Она почувствовала, как пальцы Нефера медленно бегут вниз по расселине между ее ягодицами, и сосредоточилась на этом ощущении, изумляясь своим чувствам и тому, как это отозвалось в набухших сосках ее грудей и в ее тайных глубинах.
– Трогайте меня, – проговорила она ему в губы. – Да! Трогайте меня. Прижмите меня. Гладьте меня. Любите меня.
Ощущения смешались так, что казалось, будто они окутали каждое ее волокно, каждую частицу ее мозга и тела. Наконец Нефер прервал поцелуй, и Минтака почувствовала, как его губы прижались к ее голому плечу. Она инстинктивно поняла, что ему нужно, раскрыла переднюю часть туники и достала одну грудь. Она была тяжелой в ее руке, с набухшим болезненным соском. Она вплела пальцы другой руки в густые вьющиеся волосы на затылке Нефера и поднесла сосок к его губам. Когда он стал сосать, будто голодный младенец, она почувствовала, как глубоко в ее животе что-то сократилось и сжалось, и с удивлением поняла, что это была ее матка.
Она осторожно заменила одну грудь на другую, и чувство не только ослабло, но стало еще сильнее.
Ошеломленная удовольствием, Минтака почувствовала, что его пальцы поднимают переднюю часть ее набедренник и возятся с завязкой. Она раздвинула ноги, чтобы ему было легче дотянуться до нее, и свободной рукой помогла развязать узел на своем бедре. Ткань упала, и воздух гробницы опахнул прохладой ее голые ягодицы и живот.

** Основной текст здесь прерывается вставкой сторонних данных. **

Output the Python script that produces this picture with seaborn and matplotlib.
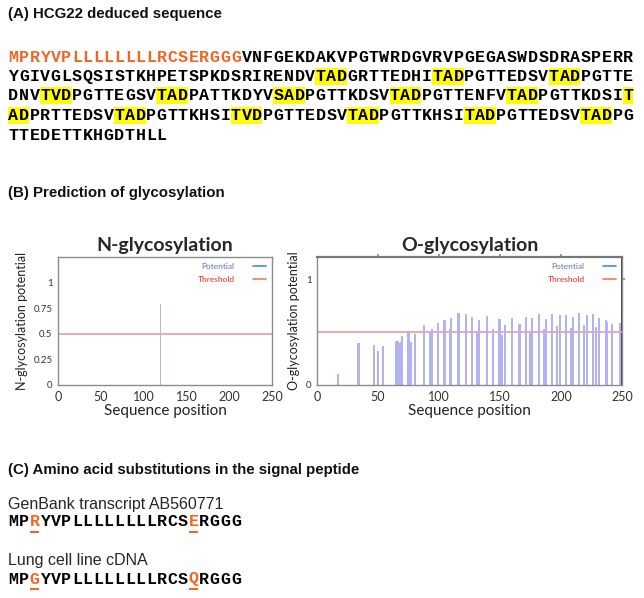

Нефер погладил жесткие кудри, покрывавшие ее лоно, нашел разбухшие губы, которые выступали из щели, и осторожно раздвинул их дрожащими пальцами. Минтака вскрикнула, будто от боли, неосознанно раздвинула полы его набедренника и протянула руку, чтобы найти его. Пораженная его толщиной, она обхватила его большим и указательным пальцами. Он дернулся в ее руке будто живое существо, и она захотела посмотреть на него. Не отпуская, она отодвинула его назад так, чтобы увидеть внизу, между их телами.
– Он такой красивый, – выдохнула она, – такой гладкий, такой сильный.
Затем она снова поцеловала Нефера и, прижимаясь губами к его губам, упала на спину и потянула его к себе на живот, раздвинув бедра, приглашая, ощущая недостаток его опыта. Ею владело материнское чувство – и чувство обладания. Неопытная сама, она вела его, ощущая, как он скользит по ней, переполненный желанием, исследуя вход в нее саму. Она изменила наклон бедер, и он глубоко вошел в нее, животом прижавшись к ее животу, наполнил ее, и наконец она ощутила, что он может расколоть ее на части, и торжествующе закричала от сладостно-горькой боли.
Он скакал на ней, будто мчащийся жеребец, а она подгоняла, двигая бедрами навстречу ему, двигаясь вместе с ним все быстрее, пока не поняла, что достигла предела. Невероятно, но они продолжили и ушли далеко за этот предел. Они оторвались от земли, преодолев ее тяготение, и, под самым куполом небес, ощутив хлынувший в ее лоно и затопивший ее горячий поток, наполнивший ее, она откликнулась – и сравнялась с ним, и их прежде раздельные сущности слились, стали единым целым, а голоса слились в едином ликующем крике.